Article: Spirituality in Contemporary Ireland: Manifesting Indigeneity, by Bernadette Flanagan and Michael O’Sullivan

The article‘s two authors, Bernadette Flanagan and Michael O’Sullivan, write that scholars of Christian spirituality need to look beyond classical Christian texts to understand developments in contemporary spirituality.  In the case of contemporary spirituality in Ireland, we need to explore practices that predate the advent of Christianity in that country. They introduce their approach in the following excerpt:

… this article will focus in particular on an ethnographic/historical account of how the inter-spiritual blend of indigenous tradition and Christianity is a characteristic feature of an emerging spirituality in Ireland.
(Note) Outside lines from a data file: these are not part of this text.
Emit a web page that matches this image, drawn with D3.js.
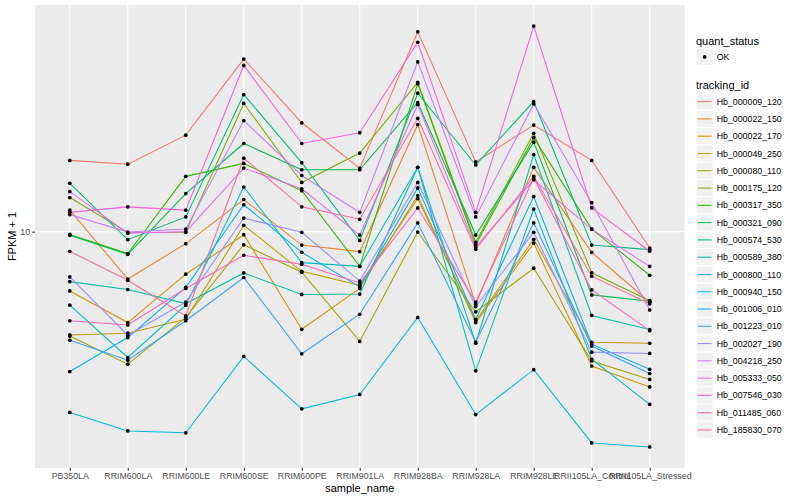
<!DOCTYPE html>
<html>
<head>
<meta charset="utf-8">
<script src="https://cdn.jsdelivr.net/npm/d3@7"></script>
<style>
  html, body { margin: 0; padding: 0; background: #ffffff; }
  svg { display: block; font-family: "Liberation Sans", Arial, Helvetica, sans-serif; }
</style>
</head>
<body>
<svg id="chart" width="800" height="500"></svg>
<script>
// ---------- data ----------
const samples = ["PB350LA","RRIM600LA","RRIM600LE","RRIM600SE","RRIM600PE","RRIM901LA",
  "RRIM928BA","RRIM928LA","RRIM928LE","RRII105LA_Control","RRII105LA_Stressed"];

const trackingIds = ["Hb_000009_120","Hb_000022_150","Hb_000022_170","Hb_000049_250","Hb_000080_110",
  "Hb_000175_120","Hb_000317_350","Hb_000321_090","Hb_000574_530","Hb_000589_380","Hb_000800_110",
  "Hb_000940_150","Hb_001006_010","Hb_001223_010","Hb_002027_190","Hb_004218_250","Hb_005333_050",
  "Hb_007546_030","Hb_011485_060","Hb_185830_070"];

// FPKM + 1, one row per tracking id, one value per sample
const hb000009_120 = [17.3, 16.8, 21.0, 37.7, 23.1, 16.3, 46.5, 17.1, 22.7, 17.3, 8.82];
const hb000022_150 = [11.8, 6.95, 9.12, 12.8, 9.02, 8.58, 22.8, 5.72, 16.4, 8.53, 5.81];
const hb000022_170 = [6.34, 4.97, 7.21, 9.77, 4.72, 6.46, 13.2, 4.97, 9.16, 3.56, 3.03];
const hb000049_250 = [4.52, 4.58, 5.10, 10.5, 7.37, 6.62, 12.9, 5.04, 9.43, 4.27, 4.24];
const hb000080_110 = [4.48, 3.61, 5.17, 9.04, 7.32, 4.30, 9.97, 5.40, 7.55, 3.70, 3.21];
const hb000175_120 = [13.0, 9.93, 9.95, 26.8, 14.6, 18.3, 31.5, 9.21, 21.3, 7.29, 5.88];
const hb000317_350 = [9.79, 8.45, 15.3, 16.9, 13.7, 7.66, 31.2, 9.05, 20.6, 10.2, 7.15];
const hb000321_090 = [9.72, 8.40, 13.4, 19.7, 16.1, 16.1, 27.0, 9.74, 19.9, 6.15, 5.86];
const hb000574_530 = [14.5, 9.40, 11.2, 28.7, 17.0, 9.35, 29.0, 16.7, 27.2, 9.02, 8.71];
const hb000589_380 = [6.81, 6.41, 5.75, 7.28, 6.17, 6.19, 16.4, 4.24, 18.1, 5.25, 4.71];
const hb000800_110 = [5.68, 3.80, 5.68, 14.1, 7.88, 7.66, 16.4, 3.43, 11.9, 3.75, 2.65];
const hb000940_150 = [2.49, 2.16, 2.13, 3.83, 2.56, 2.86, 5.17, 2.45, 3.46, 1.97, 1.91];
const hb001006_010 = [3.41, 4.43, 6.52, 12.3, 8.53, 6.54, 14.0, 5.10, 13.1, 4.21, 3.47];
const hb001223_010 = [4.34, 3.72, 5.04, 7.03, 3.91, 5.30, 10.7, 4.28, 10.7, 4.15, 3.36];
const hb002027_190 = [7.06, 4.51, 5.82, 11.1, 9.95, 6.84, 14.6, 5.62, 9.95, 3.96, 3.92];
const hb004218_250 = [11.4, 9.97, 10.2, 23.5, 15.4, 11.6, 36.9, 11.2, 26.7, 12.5, 5.48];
const hb005333_050 = [13.6, 9.89, 10.0, 16.3, 13.9, 9.74, 26.6, 8.89, 14.9, 10.2, 7.66];
const hb007546_030 = [11.6, 12.1, 11.8, 35.9, 19.7, 21.4, 42.9, 11.6, 48.6, 12.0, 8.60];
const hb011485_060 = [5.04, 4.88, 6.46, 8.34, 7.78, 6.74, 12.0, 5.82, 15.1, 6.39, 4.67];
const hb185830_070 = [8.60, 6.88, 5.23, 17.6, 12.1, 11.0, 23.9, 8.73, 15.3, 7.10, 5.74];

const seriesValues = [hb000009_120, hb000022_150, hb000022_170, hb000049_250, hb000080_110,
  hb000175_120, hb000317_350, hb000321_090, hb000574_530, hb000589_380, hb000800_110,
  hb000940_150, hb001006_010, hb001223_010, hb002027_190, hb004218_250, hb005333_050,
  hb007546_030, hb011485_060, hb185830_070];

const quantStatus = ["OK"];
const yTicks = [10];

// ---------- ggplot-like hue palette (polar LUV) ----------
function hclToHex(h, c, l) {
  const hr = h * Math.PI / 180;
  const U = c * Math.cos(hr), V = c * Math.sin(hr);
  const Xn = 95.047, Yn = 100, Zn = 108.883;
  const Y = l > 8 ? Yn * Math.pow((l + 16) / 116, 3) : Yn * l / 903.3;
  const den = Xn + 15 * Yn + 3 * Zn;
  const un = 4 * Xn / den, vn = 9 * Yn / den;
  const up = U / (13 * l) + un, vp = V / (13 * l) + vn;
  const X = 9 * Y * up / (4 * vp);
  const Z = -X / 3 - 5 * Y + 3 * Y / vp;
  const x = X / 100, y = Y / 100, z = Z / 100;
  const lin = [
    3.240479 * x - 1.537150 * y - 0.498535 * z,
    -0.969256 * x + 1.875992 * y + 0.041556 * z,
    0.055648 * x - 0.204043 * y + 1.057311 * z
  ];
  const g = lin.map(v => {
    v = v <= 0.0031308 ? 12.92 * v : 1.055 * Math.pow(v, 1 / 2.4) - 0.055;
    return Math.round(Math.max(0, Math.min(1, v)) * 255);
  });
  return d3.rgb(g[0], g[1], g[2]).formatHex();
}
const nS = trackingIds.length;
const colors = d3.range(nS).map(i => hclToHex(15 + i * 360 / nS, 100, 65));
const color = d3.scaleOrdinal().domain(trackingIds).range(colors);

// ---------- layout ----------
const svg = d3.select("#chart");
const panel = { left: 35, right: 684.5, top: 5, bottom: 468 };

const x = d3.scalePoint().domain(samples).range([panel.left, panel.right]).padding(0.6);

const allVals = seriesValues.flat();
const lmin = Math.log10(d3.min(allVals)), lmax = Math.log10(d3.max(allVals));
const pad = (lmax - lmin) * 0.05;
const y = d3.scaleLog().domain([Math.pow(10, lmin - pad), Math.pow(10, lmax + pad)])
  .range([panel.bottom, panel.top]);

// panel background
svg.append("rect").attr("x", panel.left).attr("y", panel.top)
  .attr("width", panel.right - panel.left).attr("height", panel.bottom - panel.top)
  .attr("fill", "#EBEBEB");

// gridlines
const grid = svg.append("g");
grid.selectAll("line.gx").data(samples).enter().append("line")
  .attr("x1", d => x(d)).attr("x2", d => x(d))
  .attr("y1", panel.top).attr("y2", panel.bottom)
  .attr("stroke", "#ffffff").attr("stroke-width", 1.07);
grid.selectAll("line.gy").data(yTicks).enter().append("line")
  .attr("x1", panel.left).attr("x2", panel.right)
  .attr("y1", d => y(d)).attr("y2", d => y(d))
  .attr("stroke", "#ffffff").attr("stroke-width", 1.07);

// lines
const lineGen = d3.line().x((d, i) => x(samples[i])).y(d => y(d));
svg.append("g").selectAll("path").data(seriesValues).enter().append("path")
  .attr("d", d => lineGen(d))
  .attr("fill", "none")
  .attr("stroke", (d, i) => color(trackingIds[i]))
  .attr("stroke-width", 1.07);

// points
const pts = [];
seriesValues.forEach((row, si) => row.forEach((v, j) => pts.push({ s: samples[j], v })));
svg.append("g").selectAll("circle").data(pts).enter().append("circle")
  .attr("cx", d => x(d.s)).attr("cy", d => y(d.v)).attr("r", 1.85)
  .attr("fill", "#000000");

// axes
const xAxis = d3.axisBottom(x).tickSize(2.75).tickPadding(2.2);
const gx = svg.append("g").attr("transform", `translate(0,${panel.bottom})`).call(xAxis);
gx.select(".domain").remove();
gx.selectAll(".tick line").attr("stroke", "#333333").attr("stroke-width", 1.07);
gx.selectAll(".tick text").attr("fill", "#4D4D4D").attr("font-size", 8.8)
  .attr("font-family", "Liberation Sans, Arial, sans-serif");

const yAxis = d3.axisLeft(y).tickValues(yTicks).tickFormat(d3.format("d")).tickSize(2.75).tickPadding(2.2);
const gy = svg.append("g").attr("transform", `translate(${panel.left},0)`).call(yAxis);
gy.select(".domain").remove();
gy.selectAll(".tick line").attr("stroke", "#333333").attr("stroke-width", 1.07);
gy.selectAll(".tick text").attr("fill", "#4D4D4D").attr("font-size", 8.8)
  .attr("font-family", "Liberation Sans, Arial, sans-serif");

// axis titles
svg.append("text").attr("x", (panel.left + panel.right) / 2).attr("y", 492)
  .attr("text-anchor", "middle").attr("font-size", 11).attr("fill", "#000")
  .text("sample_name");
svg.append("text").attr("transform", `translate(16,${(panel.top + panel.bottom) / 2}) rotate(-90)`)
  .attr("text-anchor", "middle").attr("font-size", 11).attr("fill", "#000")
  .text("FPKM + 1");

// ---------- legends ----------
const lg = svg.append("g");
const keyX = 696, keyW = 17.28, keyH = 17.28, textX = 716.7;

lg.append("text").attr("x", keyX).attr("y", 44.5).attr("font-size", 11).text("quant_status");
lg.selectAll("rect.q").data(quantStatus).enter().append("rect")
  .attr("x", keyX).attr("y", (d, i) => 48.3 + i * keyH).attr("width", keyW).attr("height", keyH)
  .attr("fill", "#F2F2F2").attr("stroke", "#ffffff").attr("stroke-width", 1.07);
lg.selectAll("circle.q").data(quantStatus).enter().append("circle")
  .attr("cx", keyX + keyW / 2).attr("cy", (d, i) => 48.3 + keyH / 2 + i * keyH).attr("r", 1.85)
  .attr("fill", "#000");
lg.selectAll("text.q").data(quantStatus).enter().append("text")
  .attr("x", textX).attr("y", (d, i) => 48.3 + keyH / 2 + 3.1 + i * keyH)
  .attr("font-size", 8.8).text(d => d);

lg.append("text").attr("x", keyX).attr("y", 89).attr("font-size", 11).text("tracking_id");
const top2 = 93;
const items = lg.selectAll("g.t").data(trackingIds).enter().append("g")
  .attr("transform", (d, i) => `translate(${keyX},${top2 + i * keyH})`);
items.append("rect").attr("width", keyW).attr("height", keyH)
  .attr("fill", "#F2F2F2").attr("stroke", "#ffffff").attr("stroke-width", 1.07);
items.append("line").attr("x1", 1.7).attr("x2", keyW - 1.7)
  .attr("y1", keyH / 2).attr("y2", keyH / 2)
  .attr("stroke", d => color(d)).attr("stroke-width", 1.07);
items.append("text").attr("x", textX - keyX).attr("y", keyH / 2 + 3.1)
  .attr("font-size", 8.8).text(d => d);
</script>
</body>
</html>
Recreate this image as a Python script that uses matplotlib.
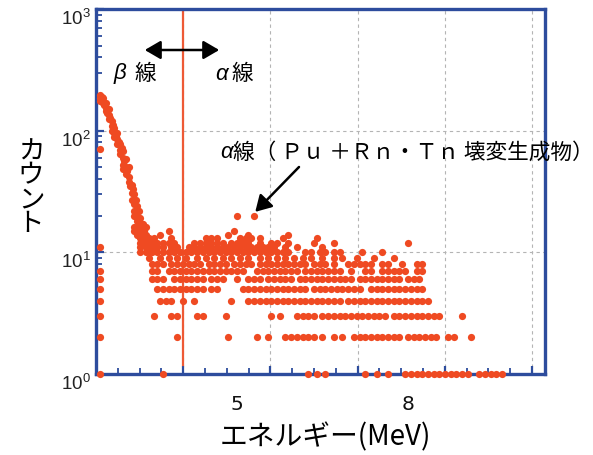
import numpy as np
import matplotlib
matplotlib.use("Agg")
import matplotlib.pyplot as plt
from matplotlib.ticker import FixedLocator, LogLocator, NullFormatter

JP = ["Noto Sans CJK JP", "DejaVu Sans"]
ORANGE = "#ef4a22"
BLUE = "#2d4c9d"
W, H = 593, 455

plt.rcParams["mathtext.fontset"] = "custom"
plt.rcParams["mathtext.rm"] = "Liberation Sans"
plt.rcParams["mathtext.it"] = "Liberation Sans:italic"

CH_WIDTH = 0.05  # MeV per channel

# counts per channel, grouped by count level (channel numbers)
ch_c1 = [52, 74, 125, 128, 131, 145, 149, 153, 159, 161, 163, 165, 167, 169, 171,
         173, 175, 177, 179, 181, 185, 187, 189, 191, 193]
ch_c2 = [52, 79, 97, 107, 111, 117, 119, 121, 123, 125, 127, 130, 134, 137, 141, 143,
         145, 147, 149, 151, 153, 155, 157, 160, 162, 164, 166, 168, 170, 174, 176, 182]
ch_c3 = [52, 71, 77, 79, 86, 88, 96, 112, 115, 121, 123, 125, 127, 130, 132, 134, 136,
         138, 140, 142, 144, 146, 148, 150, 152, 155, 157, 159, 161, 163, 165, 167, 169,
         171, 179]
ch_c4 = [52, 73, 75, 77, 81, 85, 98, 104, 106, 108, 110, 112, 114, 116, 118, 120, 122,
         124, 126, 128, 130, 132, 134, 136, 139, 141, 143, 145, 147, 149, 151, 153, 155,
         157, 159, 161, 163, 165, 167]
ch_c5 = [52, 72, 74, 76, 78, 80, 82, 84, 86, 88, 91, 93, 102, 104, 106, 108, 110, 112,
         114, 116, 118, 120, 122, 124, 127, 129, 131, 133, 135, 137, 139, 141, 143, 147,
         149, 151, 153, 155, 157, 159, 161, 163, 165]
ch_c6 = [52, 70, 72, 74, 78, 80, 82, 84, 86, 88, 91, 93, 95, 100, 104, 106, 108, 111,
         113, 115, 117, 119, 122, 124, 126, 128, 130, 132, 134, 136, 138, 140, 143, 145,
         147, 149, 151, 153, 155, 157, 160, 162, 164]
ch_c7 = [52, 70, 72, 76, 78, 80, 82, 84, 86, 88, 90, 92, 94, 96, 98, 100, 102, 107, 109,
         111, 113, 115, 117, 119, 121, 124, 126, 128, 130, 132, 134, 136, 140, 145, 147,
         151, 153, 155, 157, 159, 163, 165]
ch_c8 = [70, 72, 74, 77, 79, 81, 83, 85, 87, 90, 92, 94, 96, 99, 101, 103, 105, 108, 110,
         112, 114, 116, 118, 120, 122, 124, 127, 129, 131, 134, 139, 141, 143, 145, 147,
         151, 153, 158, 163, 165]
ch_c9 = [69, 73, 76, 79, 82, 86, 89, 92, 95, 98, 101, 104, 108, 111, 114, 117, 120, 123,
         126, 130, 134, 137, 142, 148, 155]
ch_c10 = [66, 68, 70, 72, 74, 76, 78, 80, 82, 84, 86, 88, 90, 92, 94, 96, 98, 100, 102,
          104, 106, 108, 110, 112, 114, 116, 118, 124, 126, 129, 131, 134, 136, 144, 151]
ch_c11 = [52, 66, 68, 70, 72, 74, 77, 79, 83, 85, 87, 89, 91, 93, 95, 97, 99, 101, 103,
          105, 107, 109, 111, 113, 117, 121, 130]
ch_c12 = [66, 68, 70, 72, 74, 76, 78, 85, 87, 89, 91, 93, 95, 98, 100, 102, 104, 108, 112,
          114, 118, 127, 134, 160]
ch_c13 = [67, 69, 71, 77, 89, 91, 93, 101, 103, 105, 108, 116, 128]
ch_c14 = [65, 67, 73, 97, 104, 118]
ch_c15 = [64, 66, 76, 99]
ch_c16 = [64, 68]
ch_c20 = [100, 106]

# beta continuum (channel, count)
beta_ch = [52, 52, 52, 52, 52.5, 53, 53, 53.5, 54, 54, 54, 54.5, 55, 55, 55, 55.5,
           56, 56, 56, 56.5, 57, 57, 57, 57.5, 58, 58, 58, 58.5, 59, 59, 59, 59.5,
           60, 60, 60, 60, 60.5, 61, 61, 61, 61.5, 62, 62, 62, 62.5, 63, 63, 63, 63.5,
           64, 64, 64, 64, 64.5, 65, 65, 65, 65, 65.5, 66, 66, 66, 66, 66.5,
           67, 67, 67, 67, 67.5, 68, 68, 68, 68.5, 69, 69, 69, 69.5]
beta_cnt = [195, 185, 175, 71, 190, 185, 170, 162, 168, 155, 145, 140, 150, 135, 125,
            128, 120, 110, 100, 112, 105, 95, 88, 90, 95, 85, 78, 80, 78, 70, 64, 72,
            68, 60, 52, 48, 56, 58, 50, 44, 47, 50, 42, 38, 35, 36, 31, 27, 33,
            30, 25, 22, 20, 27, 24, 20, 18, 16, 22, 19, 16, 14, 13, 17,
            17, 14, 13, 12, 15, 14, 13, 11, 12, 12, 11, 10, 11]

rows = {1: ch_c1, 2: ch_c2, 3: ch_c3, 4: ch_c4, 5: ch_c5, 6: ch_c6, 7: ch_c7,
        8: ch_c8, 9: ch_c9, 10: ch_c10, 11: ch_c11, 12: ch_c12, 13: ch_c13,
        14: ch_c14, 15: ch_c15, 16: ch_c16, 20: ch_c20}

energy = [c * CH_WIDTH for c in beta_ch]
counts = list(beta_cnt)
for cnt, chans in rows.items():
    energy += [c * CH_WIDTH for c in chans]
    counts += [cnt] * len(chans)

BOUNDARY = 4.055   # beta / alpha boundary (MeV)
GRID_STEP = 1.53   # MeV between grid lines
X_MIN, X_MAX = 2.526, 10.404
label_ticks = [5, 8]

fig = plt.figure(figsize=(W / 100, H / 100), dpi=100)
ax = fig.add_axes([96 / W, 1 - 374 / H, (545 - 96) / W, (374 - 9) / H])

ax.scatter(energy, counts, s=27, color=ORANGE, linewidths=0, zorder=4, clip_on=False)
ax.axvline(BOUNDARY, ymin=0.025, ymax=1, color="#ee5a36", lw=1.6, zorder=3)

ax.set_yscale("log")
ax.set_ylim(1, 1000)
ax.set_xlim(X_MIN, X_MAX)

grid_pos = BOUNDARY + GRID_STEP * np.arange(5)
minor_pos = X_MIN + GRID_STEP / 4 * np.arange(1, 21)
ax.xaxis.set_major_locator(FixedLocator(grid_pos))
ax.xaxis.set_minor_locator(FixedLocator(minor_pos))
ax.xaxis.set_major_formatter(NullFormatter())
ax.tick_params(axis="x", which="major", direction="in", length=6, width=1.6, color=BLUE)
ax.tick_params(axis="x", which="minor", direction="in", length=4, width=1.3, color=BLUE)

ax.yaxis.set_major_locator(FixedLocator([1, 10, 100, 1000]))
ax.set_yticklabels([r"$10^{0}$", r"$10^{1}$", r"$10^{2}$", r"$10^{3}$"])
ax.yaxis.set_minor_locator(LogLocator(base=10, subs=np.arange(2, 10)))
ax.yaxis.set_minor_formatter(NullFormatter())
ax.tick_params(axis="y", which="major", direction="in", length=6, width=1.6, color=BLUE,
               labelsize=13.5, labelcolor="#222222", pad=4)
ax.tick_params(axis="y", which="minor", direction="in", length=4, width=1.3, color=BLUE)
for lbl in ax.get_yticklabels():
    lbl.set_va("top")

ax.grid(True, which="major", color="#b4b4b4", ls=(0, (3, 3)), lw=0.8)
ax.set_axisbelow(True)

for sp in ax.spines.values():
    sp.set_color(BLUE)
    sp.set_linewidth(2.4)
    sp.set_zorder(3.5)

sec = ax.secondary_xaxis("bottom")
sec.set_xticks(label_ticks)
sec.set_xticklabels([str(t) for t in label_ticks])
sec.tick_params(length=0, pad=15, labelsize=14.5, labelcolor="#111111")
sec.spines["bottom"].set_visible(False)


def fp(x, y):
    return x / W, 1 - y / H


fig.text(*fp(31, 188), "\n".join("カウント"), family=JP, fontsize=19,
         ha="center", va="center", linespacing=0.85)
fig.text(*fp(325, 437), "エネルギー(MeV)", family=JP, fontsize=20,
         ha="center", va="center")

# beta / alpha region labels
fig.text(*fp(120, 74), "β", family=["Liberation Sans", "DejaVu Sans"], style="italic",
         fontsize=16, ha="center", va="center")
fig.text(*fp(145, 74), "線", family=JP, fontsize=15.5, ha="center", va="center")
fig.text(*fp(222, 74), "α", family=["Liberation Sans", "DejaVu Sans"], style="italic",
         fontsize=16, ha="center", va="center")
fig.text(*fp(242, 74), "線", family=JP, fontsize=15.5, ha="center", va="center")
fig.add_artist(matplotlib.patches.FancyArrowPatch(
    fp(142, 50), fp(222, 50), transform=fig.transFigure,
    arrowstyle="<|-|>,head_length=0.6,head_width=0.35", mutation_scale=16,
    color="black", lw=1.8))

fig.text(*fp(227, 153), "α", family=["Liberation Sans", "DejaVu Sans"], style="italic",
         fontsize=16, ha="center", va="center")
fig.text(*fp(233, 153), "線（ Ｐｕ ＋Ｒｎ・Ｔｎ 壊変生成物）", family=JP, fontsize=15.6,
         ha="left", va="center", zorder=5)

ax.annotate("", xy=(106 * CH_WIDTH + 0.02, 21.5), xycoords="data",
            xytext=(299, H - 167), textcoords="figure pixels",
            arrowprops=dict(arrowstyle="-|>,head_length=0.6,head_width=0.35",
                            mutation_scale=16, color="black", lw=1.8,
                            shrinkA=0, shrinkB=0))

fig.savefig("out.png", dpi=100)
In other words, many have responded to the crisis of credibility of religious institutions by wedding a Christian upbringing with pre/early Christian spiritual practices, which are orally available from living older generations in Ireland. The significant emerging spiritual practices that will be reviewed in this article will be the revitalization of Pilgrim paths; the visitation of Holy Wells; the restoration of Pattern Days, celebration of the four key festivals of the Celtic calendar; the engagement between Old and New Monasticism and the turn to public celebrations of ancient Celtic festivals. For some people these new expressions are a retrieval of a neglected stream within Catholicism; whereas for others the new expressions are a mark of separation from the past.

Citation:
Flanagan, B. & O’Sullivan, M. “Spirituality in Contemporary Ireland: Manifesting Indigeneity.” Spiritus: A Journal of Christian Spirituality, vol. 16 no. 3, 2016, pp. 55-73.